:: What the task requires ::
Write out the listing below in full and exactly, leaving out every picture.
***** Supplied information
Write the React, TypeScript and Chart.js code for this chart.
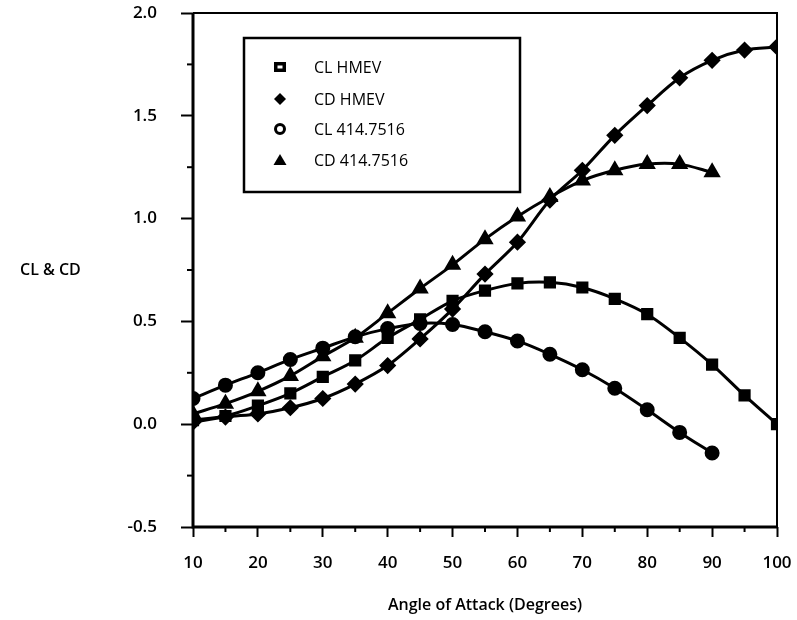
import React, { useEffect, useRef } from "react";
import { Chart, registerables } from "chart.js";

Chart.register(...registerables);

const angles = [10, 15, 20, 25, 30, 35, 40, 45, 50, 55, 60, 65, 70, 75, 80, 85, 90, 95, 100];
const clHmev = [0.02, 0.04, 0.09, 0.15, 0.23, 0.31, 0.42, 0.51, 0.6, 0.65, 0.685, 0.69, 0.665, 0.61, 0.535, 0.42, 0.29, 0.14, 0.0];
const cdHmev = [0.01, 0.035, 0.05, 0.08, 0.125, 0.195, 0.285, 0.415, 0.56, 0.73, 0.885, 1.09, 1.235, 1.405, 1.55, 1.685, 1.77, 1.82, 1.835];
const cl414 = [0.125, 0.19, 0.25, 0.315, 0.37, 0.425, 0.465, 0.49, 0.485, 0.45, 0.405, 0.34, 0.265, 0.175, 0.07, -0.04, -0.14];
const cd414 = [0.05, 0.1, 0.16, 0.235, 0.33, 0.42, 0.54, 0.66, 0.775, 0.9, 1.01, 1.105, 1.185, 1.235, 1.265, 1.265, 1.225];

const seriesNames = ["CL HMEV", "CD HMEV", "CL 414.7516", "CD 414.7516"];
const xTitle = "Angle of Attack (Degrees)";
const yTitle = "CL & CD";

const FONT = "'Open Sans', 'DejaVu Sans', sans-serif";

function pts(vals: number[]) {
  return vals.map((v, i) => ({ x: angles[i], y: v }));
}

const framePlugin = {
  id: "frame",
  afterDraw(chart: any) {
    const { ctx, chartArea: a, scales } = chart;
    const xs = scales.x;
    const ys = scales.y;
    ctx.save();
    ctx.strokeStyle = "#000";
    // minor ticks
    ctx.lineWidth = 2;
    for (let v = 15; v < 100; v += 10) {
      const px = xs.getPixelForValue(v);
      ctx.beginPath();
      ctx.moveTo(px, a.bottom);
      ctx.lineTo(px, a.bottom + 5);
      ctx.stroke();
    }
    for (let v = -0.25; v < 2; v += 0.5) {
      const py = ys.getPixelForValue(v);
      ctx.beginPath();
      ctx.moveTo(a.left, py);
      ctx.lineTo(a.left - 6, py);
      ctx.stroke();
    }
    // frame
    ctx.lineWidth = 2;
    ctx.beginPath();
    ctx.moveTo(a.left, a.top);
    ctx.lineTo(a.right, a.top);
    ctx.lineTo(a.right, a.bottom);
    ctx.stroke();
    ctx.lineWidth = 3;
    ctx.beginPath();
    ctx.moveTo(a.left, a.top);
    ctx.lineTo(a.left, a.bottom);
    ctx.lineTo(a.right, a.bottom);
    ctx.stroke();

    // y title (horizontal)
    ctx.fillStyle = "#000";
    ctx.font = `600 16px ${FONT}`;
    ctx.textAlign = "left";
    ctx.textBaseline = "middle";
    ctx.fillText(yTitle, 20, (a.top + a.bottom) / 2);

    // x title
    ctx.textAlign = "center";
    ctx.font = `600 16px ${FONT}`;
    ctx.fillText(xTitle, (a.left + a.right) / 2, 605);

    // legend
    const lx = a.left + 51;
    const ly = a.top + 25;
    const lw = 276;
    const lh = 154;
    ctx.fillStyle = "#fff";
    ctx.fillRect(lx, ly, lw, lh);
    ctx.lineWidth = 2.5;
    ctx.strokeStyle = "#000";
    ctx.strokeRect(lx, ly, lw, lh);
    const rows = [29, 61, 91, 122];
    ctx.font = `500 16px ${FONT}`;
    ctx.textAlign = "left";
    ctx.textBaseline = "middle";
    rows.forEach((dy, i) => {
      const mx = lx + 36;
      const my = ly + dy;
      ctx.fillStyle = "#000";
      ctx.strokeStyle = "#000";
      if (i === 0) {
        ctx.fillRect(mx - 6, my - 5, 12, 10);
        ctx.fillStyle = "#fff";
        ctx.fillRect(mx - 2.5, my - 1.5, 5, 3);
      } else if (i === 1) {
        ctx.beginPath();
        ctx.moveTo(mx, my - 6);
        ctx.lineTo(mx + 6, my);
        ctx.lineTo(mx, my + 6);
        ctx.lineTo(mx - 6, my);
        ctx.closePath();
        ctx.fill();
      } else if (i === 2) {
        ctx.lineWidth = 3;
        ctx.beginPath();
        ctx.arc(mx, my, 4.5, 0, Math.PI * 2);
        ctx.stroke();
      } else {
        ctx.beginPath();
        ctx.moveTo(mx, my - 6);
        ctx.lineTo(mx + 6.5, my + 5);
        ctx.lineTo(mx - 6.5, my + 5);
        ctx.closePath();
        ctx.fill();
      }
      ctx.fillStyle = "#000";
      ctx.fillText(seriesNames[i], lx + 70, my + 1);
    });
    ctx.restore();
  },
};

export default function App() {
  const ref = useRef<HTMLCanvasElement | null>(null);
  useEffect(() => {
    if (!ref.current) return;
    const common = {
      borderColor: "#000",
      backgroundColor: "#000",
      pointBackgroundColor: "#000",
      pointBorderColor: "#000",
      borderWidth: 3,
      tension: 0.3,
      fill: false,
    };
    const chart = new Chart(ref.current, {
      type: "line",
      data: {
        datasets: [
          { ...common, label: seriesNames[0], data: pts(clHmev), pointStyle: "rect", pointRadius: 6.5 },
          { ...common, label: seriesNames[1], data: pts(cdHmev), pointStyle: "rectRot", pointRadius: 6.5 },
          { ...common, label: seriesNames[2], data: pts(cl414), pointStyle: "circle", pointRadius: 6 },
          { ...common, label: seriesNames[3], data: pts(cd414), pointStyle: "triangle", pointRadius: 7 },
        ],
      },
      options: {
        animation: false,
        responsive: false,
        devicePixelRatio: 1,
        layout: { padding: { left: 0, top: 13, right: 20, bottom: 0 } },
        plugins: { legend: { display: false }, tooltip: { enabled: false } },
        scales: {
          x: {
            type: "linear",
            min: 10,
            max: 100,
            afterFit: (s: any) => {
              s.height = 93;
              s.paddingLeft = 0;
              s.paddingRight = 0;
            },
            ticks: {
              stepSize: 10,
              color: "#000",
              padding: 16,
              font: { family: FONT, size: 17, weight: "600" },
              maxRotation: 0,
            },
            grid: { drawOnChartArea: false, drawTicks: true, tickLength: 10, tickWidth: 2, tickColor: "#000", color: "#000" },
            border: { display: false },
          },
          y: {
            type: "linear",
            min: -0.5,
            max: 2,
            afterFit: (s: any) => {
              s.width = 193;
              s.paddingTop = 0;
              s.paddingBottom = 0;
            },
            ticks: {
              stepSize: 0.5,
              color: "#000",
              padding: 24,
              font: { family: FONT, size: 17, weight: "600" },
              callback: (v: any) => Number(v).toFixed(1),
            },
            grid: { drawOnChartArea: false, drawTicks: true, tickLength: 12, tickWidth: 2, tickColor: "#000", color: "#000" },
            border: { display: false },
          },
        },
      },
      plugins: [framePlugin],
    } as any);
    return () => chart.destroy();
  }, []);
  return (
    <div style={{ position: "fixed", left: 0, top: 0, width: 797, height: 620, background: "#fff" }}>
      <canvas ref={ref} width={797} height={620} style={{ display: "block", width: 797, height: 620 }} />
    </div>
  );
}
**********
:: Solution to this problem ::
Write the React, TypeScript and Chart.js code for this chart.
import React, { useEffect, useRef } from "react";
import { Chart, registerables } from "chart.js";

Chart.register(...registerables);

const angles = [10, 15, 20, 25, 30, 35, 40, 45, 50, 55, 60, 65, 70, 75, 80, 85, 90, 95, 100];
const clHmev = [0.02, 0.04, 0.09, 0.15, 0.23, 0.31, 0.42, 0.51, 0.6, 0.65, 0.685, 0.69, 0.665, 0.61, 0.535, 0.42, 0.29, 0.14, 0.0];
const cdHmev = [0.01, 0.035, 0.05, 0.08, 0.125, 0.195, 0.285, 0.415, 0.56, 0.73, 0.885, 1.09, 1.235, 1.405, 1.55, 1.685, 1.77, 1.82, 1.835];
const cl414 = [0.125, 0.19, 0.25, 0.315, 0.37, 0.425, 0.465, 0.49, 0.485, 0.45, 0.405, 0.34, 0.265, 0.175, 0.07, -0.04, -0.14];
const cd414 = [0.05, 0.1, 0.16, 0.235, 0.33, 0.42, 0.54, 0.66, 0.775, 0.9, 1.01, 1.105, 1.185, 1.235, 1.265, 1.265, 1.225];

const seriesNames = ["CL HMEV", "CD HMEV", "CL 414.7516", "CD 414.7516"];
const xTitle = "Angle of Attack (Degrees)";
const yTitle = "CL & CD";

const FONT = "'Open Sans', 'DejaVu Sans', sans-serif";

function pts(vals: number[]) {
  return vals.map((v, i) => ({ x: angles[i], y: v }));
}

const framePlugin = {
  id: "frame",
  afterDraw(chart: any) {
    const { ctx, chartArea: a, scales } = chart;
    const xs = scales.x;
    const ys = scales.y;
    ctx.save();
    ctx.strokeStyle = "#000";
    // minor ticks
    ctx.lineWidth = 2;
    for (let v = 15; v < 100; v += 10) {
      const px = xs.getPixelForValue(v);
      ctx.beginPath();
      ctx.moveTo(px, a.bottom);
      ctx.lineTo(px, a.bottom + 5);
      ctx.stroke();
    }
    for (let v = -0.25; v < 2; v += 0.5) {
      const py = ys.getPixelForValue(v);
      ctx.beginPath();
      ctx.moveTo(a.left, py);
      ctx.lineTo(a.left - 6, py);
      ctx.stroke();
    }
    // frame
    ctx.lineWidth = 2;
    ctx.beginPath();
    ctx.moveTo(a.left, a.top);
    ctx.lineTo(a.right, a.top);
    ctx.lineTo(a.right, a.bottom);
    ctx.stroke();
    ctx.lineWidth = 3;
    ctx.beginPath();
    ctx.moveTo(a.left, a.top);
    ctx.lineTo(a.left, a.bottom);
    ctx.lineTo(a.right, a.bottom);
    ctx.stroke();

    // y title (horizontal)
    ctx.fillStyle = "#000";
    ctx.font = `600 16px ${FONT}`;
    ctx.textAlign = "left";
    ctx.textBaseline = "middle";
    ctx.fillText(yTitle, 20, (a.top + a.bottom) / 2);

    // x title
    ctx.textAlign = "center";
    ctx.font = `600 16px ${FONT}`;
    ctx.fillText(xTitle, (a.left + a.right) / 2, 605);

    // legend
    const lx = a.left + 51;
    const ly = a.top + 25;
    const lw = 276;
    const lh = 154;
    ctx.fillStyle = "#fff";
    ctx.fillRect(lx, ly, lw, lh);
    ctx.lineWidth = 2.5;
    ctx.strokeStyle = "#000";
    ctx.strokeRect(lx, ly, lw, lh);
    const rows = [29, 61, 91, 122];
    ctx.font = `500 16px ${FONT}`;
    ctx.textAlign = "left";
    ctx.textBaseline = "middle";
    rows.forEach((dy, i) => {
      const mx = lx + 36;
      const my = ly + dy;
      ctx.fillStyle = "#000";
      ctx.strokeStyle = "#000";
      if (i === 0) {
        ctx.fillRect(mx - 6, my - 5, 12, 10);
        ctx.fillStyle = "#fff";
        ctx.fillRect(mx - 2.5, my - 1.5, 5, 3);
      } else if (i === 1) {
        ctx.beginPath();
        ctx.moveTo(mx, my - 6);
        ctx.lineTo(mx + 6, my);
        ctx.lineTo(mx, my + 6);
        ctx.lineTo(mx - 6, my);
        ctx.closePath();
        ctx.fill();
      } else if (i === 2) {
        ctx.lineWidth = 3;
        ctx.beginPath();
        ctx.arc(mx, my, 4.5, 0, Math.PI * 2);
        ctx.stroke();
      } else {
        ctx.beginPath();
        ctx.moveTo(mx, my - 6);
        ctx.lineTo(mx + 6.5, my + 5);
        ctx.lineTo(mx - 6.5, my + 5);
        ctx.closePath();
        ctx.fill();
      }
      ctx.fillStyle = "#000";
      ctx.fillText(seriesNames[i], lx + 70, my + 1);
    });
    ctx.restore();
  },
};

export default function App() {
  const ref = useRef<HTMLCanvasElement | null>(null);
  useEffect(() => {
    if (!ref.current) return;
    const common = {
      borderColor: "#000",
      backgroundColor: "#000",
      pointBackgroundColor: "#000",
      pointBorderColor: "#000",
      borderWidth: 3,
      tension: 0.3,
      fill: false,
    };
    const chart = new Chart(ref.current, {
      type: "line",
      data: {
        datasets: [
          { ...common, label: seriesNames[0], data: pts(clHmev), pointStyle: "rect", pointRadius: 6.5 },
          { ...common, label: seriesNames[1], data: pts(cdHmev), pointStyle: "rectRot", pointRadius: 6.5 },
          { ...common, label: seriesNames[2], data: pts(cl414), pointStyle: "circle", pointRadius: 6 },
          { ...common, label: seriesNames[3], data: pts(cd414), pointStyle: "triangle", pointRadius: 7 },
        ],
      },
      options: {
        animation: false,
        responsive: false,
        devicePixelRatio: 1,
        layout: { padding: { left: 0, top: 13, right: 20, bottom: 0 } },
        plugins: { legend: { display: false }, tooltip: { enabled: false } },
        scales: {
          x: {
            type: "linear",
            min: 10,
            max: 100,
            afterFit: (s: any) => {
              s.height = 93;
              s.paddingLeft = 0;
              s.paddingRight = 0;
            },
            ticks: {
              stepSize: 10,
              color: "#000",
              padding: 16,
              font: { family: FONT, size: 17, weight: "600" },
              maxRotation: 0,
            },
            grid: { drawOnChartArea: false, drawTicks: true, tickLength: 10, tickWidth: 2, tickColor: "#000", color: "#000" },
            border: { display: false },
          },
          y: {
            type: "linear",
            min: -0.5,
            max: 2,
            afterFit: (s: any) => {
              s.width = 193;
              s.paddingTop = 0;
              s.paddingBottom = 0;
            },
            ticks: {
              stepSize: 0.5,
              color: "#000",
              padding: 24,
              font: { family: FONT, size: 17, weight: "600" },
              callback: (v: any) => Number(v).toFixed(1),
            },
            grid: { drawOnChartArea: false, drawTicks: true, tickLength: 12, tickWidth: 2, tickColor: "#000", color: "#000" },
            border: { display: false },
          },
        },
      },
      plugins: [framePlugin],
    } as any);
    return () => chart.destroy();
  }, []);
  return (
    <div style={{ position: "fixed", left: 0, top: 0, width: 797, height: 620, background: "#fff" }}>
      <canvas ref={ref} width={797} height={620} style={{ display: "block", width: 797, height: 620 }} />
    </div>
  );
}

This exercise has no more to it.